= Abu Qaqa =

Boko Haram spokesman

Abu Qaqa or Abu Kaka is an assumed name of the official spokesperson for the Nigerian terrorist group Boko Haram. Described as the chief information officer and a key leader in the militant group, Qaqa was known for speaking to reporters explaining the motives of the group and taking credit for attacks. At various times the Nigerian government has claimed his capture or death, but this has been denied by Boko Haram.

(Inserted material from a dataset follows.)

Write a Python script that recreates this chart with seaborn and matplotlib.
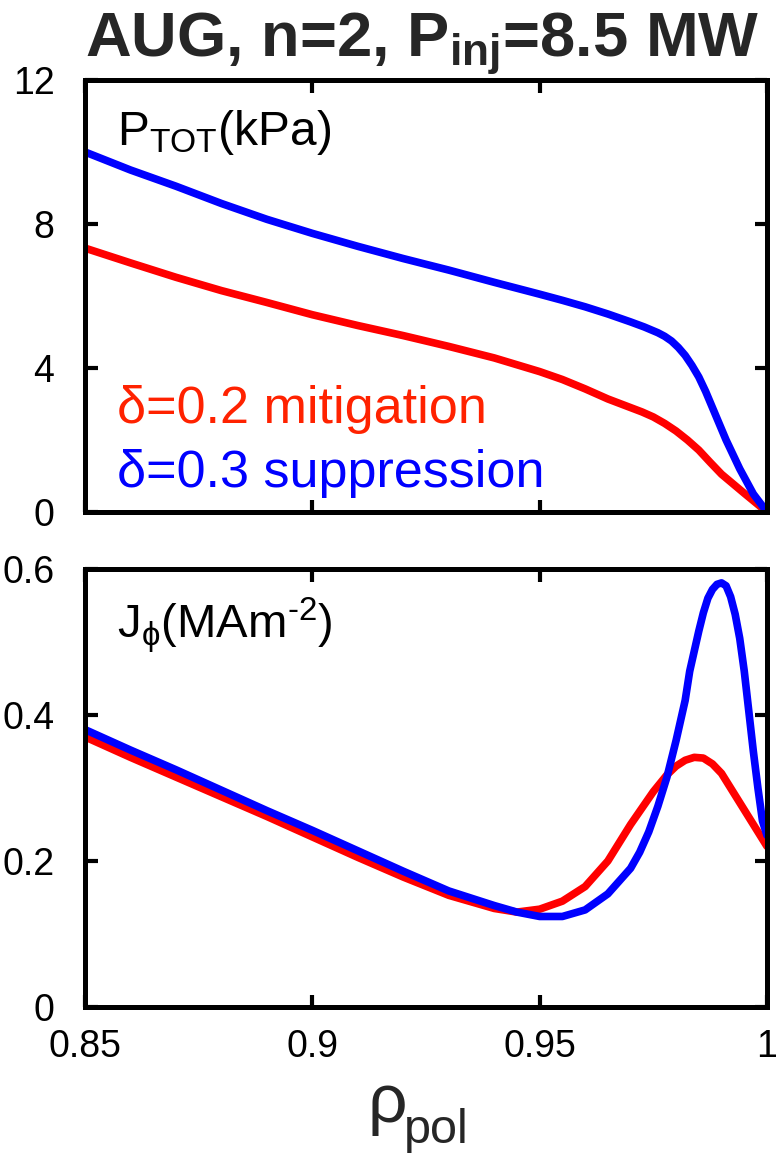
import matplotlib
matplotlib.use("Agg")
import matplotlib.pyplot as plt
import seaborn as sns
import pandas as pd
from matplotlib import font_manager

# ---------------- data ----------------
rho_p_blue = [0.85, 0.86, 0.87, 0.88, 0.89, 0.90, 0.91, 0.92, 0.93, 0.94, 0.95, 0.955,
              0.96, 0.965, 0.97, 0.973, 0.976, 0.9775, 0.979, 0.9805, 0.982, 0.9835,
              0.985, 0.9865, 0.988, 0.991, 0.994, 0.997, 1.0]
p_blue = [10.0, 9.5, 9.05, 8.57, 8.13, 7.74, 7.38, 7.04, 6.72, 6.38, 6.05, 5.88,
          5.70, 5.50, 5.28, 5.14, 4.98, 4.88, 4.75, 4.57, 4.35, 4.07,
          3.75, 3.35, 2.90, 2.00, 1.20, 0.50, 0.0]

rho_p_red = [0.85, 0.86, 0.87, 0.88, 0.89, 0.90, 0.91, 0.92, 0.93, 0.94, 0.95, 0.955,
             0.96, 0.965, 0.97, 0.9725, 0.975, 0.9775, 0.98, 0.9825, 0.985, 0.9875,
             0.99, 0.995, 1.0]
p_red = [7.33, 6.92, 6.52, 6.15, 5.82, 5.48, 5.18, 4.90, 4.60, 4.28, 3.90, 3.68,
         3.42, 3.14, 2.90, 2.78, 2.64, 2.46, 2.25, 2.00, 1.72, 1.38,
         1.05, 0.52, 0.0]

rho_j_blue = [0.85, 0.86, 0.87, 0.88, 0.89, 0.90, 0.91, 0.92, 0.93, 0.94, 0.945, 0.95,
              0.955, 0.96, 0.965, 0.97, 0.972, 0.974, 0.976, 0.978, 0.980, 0.982,
              0.983, 0.985, 0.986, 0.987, 0.988, 0.989, 0.990, 0.991, 0.992, 0.993,
              0.994, 0.995, 0.996, 0.997, 0.998, 0.999, 1.0]
j_blue = [0.380, 0.352, 0.325, 0.297, 0.269, 0.242, 0.214, 0.186, 0.159, 0.139, 0.130, 0.124,
          0.124, 0.133, 0.155, 0.190, 0.212, 0.240, 0.275, 0.315, 0.365, 0.420,
          0.460, 0.515, 0.540, 0.560, 0.572, 0.579, 0.581, 0.577, 0.562, 0.538,
          0.505, 0.460, 0.405, 0.350, 0.300, 0.255, 0.235]

rho_j_red = [0.85, 0.86, 0.87, 0.88, 0.89, 0.90, 0.91, 0.92, 0.93, 0.94, 0.945, 0.95,
             0.955, 0.96, 0.965, 0.97, 0.975, 0.978, 0.980, 0.982, 0.984, 0.986,
             0.988, 0.990, 0.992, 0.994, 0.997, 1.0]
j_red = [0.370, 0.342, 0.315, 0.288, 0.261, 0.233, 0.205, 0.178, 0.153, 0.135, 0.130, 0.134,
         0.145, 0.165, 0.200, 0.250, 0.295, 0.318, 0.330, 0.338, 0.342, 0.341,
         0.333, 0.320, 0.300, 0.280, 0.250, 0.220]

x_ticks = [0.85, 0.9, 0.95, 1.0]
x_tick_labels = ["0.85", "0.9", "0.95", "1"]
p_ticks = [0, 4, 8, 12]
j_ticks = [0, 0.2, 0.4, 0.6]
j_tick_labels = ["0", "0.2", "0.4", "0.6"]

title = r"AUG, n=2, P$_{\mathbf{inj}}$=8.5 MW"
label_red = "\u03b4=0.2 mitigation"
label_blue = "\u03b4=0.3 suppression"

# ---------------- style ----------------
sns.set_theme(style="ticks")
avail = {f.name for f in font_manager.fontManager.ttflist}
narrow = "Liberation Sans Narrow" if "Liberation Sans Narrow" in avail else "Liberation Sans"
plt.rcParams["font.family"] = ["Liberation Sans", "DejaVu Sans"]
plt.rcParams["mathtext.fontset"] = "custom"
plt.rcParams["mathtext.rm"] = "Liberation Sans"
plt.rcParams["mathtext.it"] = "Liberation Sans"
plt.rcParams["mathtext.bf"] = narrow + ":bold"

RED = "#ff0000"
BLUE = "#0000ff"
LW = 5.5

fig = plt.figure(figsize=(7.83, 11.59), dpi=100)
W, H = 783, 1159
def ax_rect(l, r, t, b):
    return [l / W, 1 - b / H, (r - l) / W, (b - t) / H]

ax1 = fig.add_axes(ax_rect(85, 767, 80, 512))
ax2 = fig.add_axes(ax_rect(85, 767, 569, 1007))

df_pb = pd.DataFrame({"rho": rho_p_blue, "val": p_blue})
df_pr = pd.DataFrame({"rho": rho_p_red, "val": p_red})
df_jb = pd.DataFrame({"rho": rho_j_blue, "val": j_blue})
df_jr = pd.DataFrame({"rho": rho_j_red, "val": j_red})

kw = dict(lw=LW, sort=False, solid_joinstyle="round", solid_capstyle="round")
sns.lineplot(data=df_pr, x="rho", y="val", ax=ax1, color=RED, **kw)
sns.lineplot(data=df_pb, x="rho", y="val", ax=ax1, color=BLUE, **kw)
sns.lineplot(data=df_jr, x="rho", y="val", ax=ax2, color=RED, **kw)
sns.lineplot(data=df_jb, x="rho", y="val", ax=ax2, color=BLUE, **kw)

for ax in (ax1, ax2):
    ax.set_xlim(0.85, 1.0)
    ax.set_xlabel("")
    ax.set_ylabel("")
    for s in ax.spines.values():
        s.set_visible(True)
        s.set_linewidth(3.6)
        s.set_color("black")
        s.set_zorder(5)
    ax.tick_params(direction="in", length=9, width=3, top=True, right=True,
                   colors="black", labelsize=27, pad=20)
    ax.set_xticks(x_ticks)

ax1.set_ylim(0, 12)
ax1.set_yticks(p_ticks)
ax1.set_xticklabels([])
ax2.set_ylim(0, 0.6)
ax2.set_yticks(j_ticks)
ax2.set_yticklabels(j_tick_labels)
ax2.set_xticklabels(x_tick_labels)
ax1.tick_params(axis="y", pad=22)
ax2.tick_params(axis="y", pad=22)
ax2.tick_params(axis="x", pad=16)
for ax in (ax1, ax2):
    for lab in ax.get_xticklabels() + ax.get_yticklabels():
        lab.set_family([narrow, "DejaVu Sans"])

# texts
def fx(px):
    return px / W
def fy(py):
    return 1 - py / H

fig.text(fx(117), fy(145), r"P$_{\mathrm{TOT}}$(kPa)", fontsize=34.5, color="black",
         ha="left", va="baseline")
fig.text(fx(117), fy(638), r"J$_{\phi}$(MAm$^{\mathrm{‐2}}$)", fontsize=34, color="black",
         ha="left", va="baseline")
fig.text(fx(117), fy(423), label_red, fontsize=37.5, color="#ff2200", ha="left", va="baseline")
fig.text(fx(117), fy(487), label_blue, fontsize=37.5, color=BLUE, ha="left", va="baseline")
fig.text(fx(422), fy(56), title, fontsize=45.5, fontweight="bold", family=[narrow, "DejaVu Sans"],
         ha="center", va="baseline")
fig.text(fx(368), fy(1122), "\u03c1", fontsize=50, ha="left", va="baseline")
fig.text(fx(404), fy(1143), "pol", fontsize=35, ha="left", va="baseline")

fig.savefig("out.png", dpi=100)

A man claiming to be Abu Qaqa was detained by the Nigerian government in late January or early February 2012, but confirming his real identity proved to be a challenge since Abu Qaqa is an assumed name. Some reports call the detention a defection. After the arrest, another man introduced himself to reporters as the "real" Abu Qaqa, but the press now calls Abu Qaqa II. At least one additional Abu Qaqa's later emerged, sometimes referred to as Abu Qaqa III.

Notably, speaking by phone to reporters in November 2012, one of the new Abu Qaqas said "We are together with al Qaeda, they are promoting the cause of Islam, just as we are doing. Therefore they help us in our struggle and we help them, too."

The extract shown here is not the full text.